< Back to previous page

Project

The effectiveness and efficiency of additional funding for disadvantaged students: An integrated economic perspective

Socio-economic status has been widely recognized as one of the most important drivers affecting educational and labor market outcomes. Governments make huge investments in policies to reduce the impact of disadvantaged backgrounds on educational achievement. Due to budget constraints, these goals need to be pursued efficiently and effectively. Despite being complementary, effectiveness and efficiency have been addressed in rather separate literatures subject to main limitations. In education economics, the effectiveness analysis suffers from low external validity and ignores the role of the education production process, such that the empirical applications often result in contrasting evidence.

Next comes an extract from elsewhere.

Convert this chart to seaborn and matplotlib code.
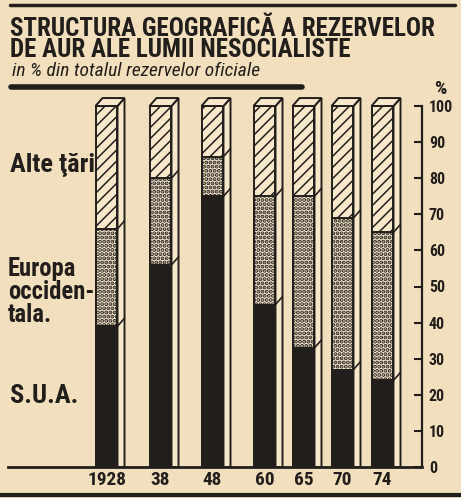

In efficiency in education, the efficiency analysis overlooks the importance of endogeneity issues, hindering causal interpretation of findings and leading to inaccurate evidence-based policy recommendations. This research project overcomes these two issues combining the tools for impact evaluation with the performance evaluation of the efficiency analysis. From an empirical perspective, we contribute by providing new evidence on the impact of an equal educational opportunity program promoted in Flanders. From a methodological perspective, we combine state-of-the-art econometric techniques and non-parametric frontier methods in an innovative way to provide an integrated economic framework. We address endogeneity issues ignored before and provide causal inference in the efficiency model.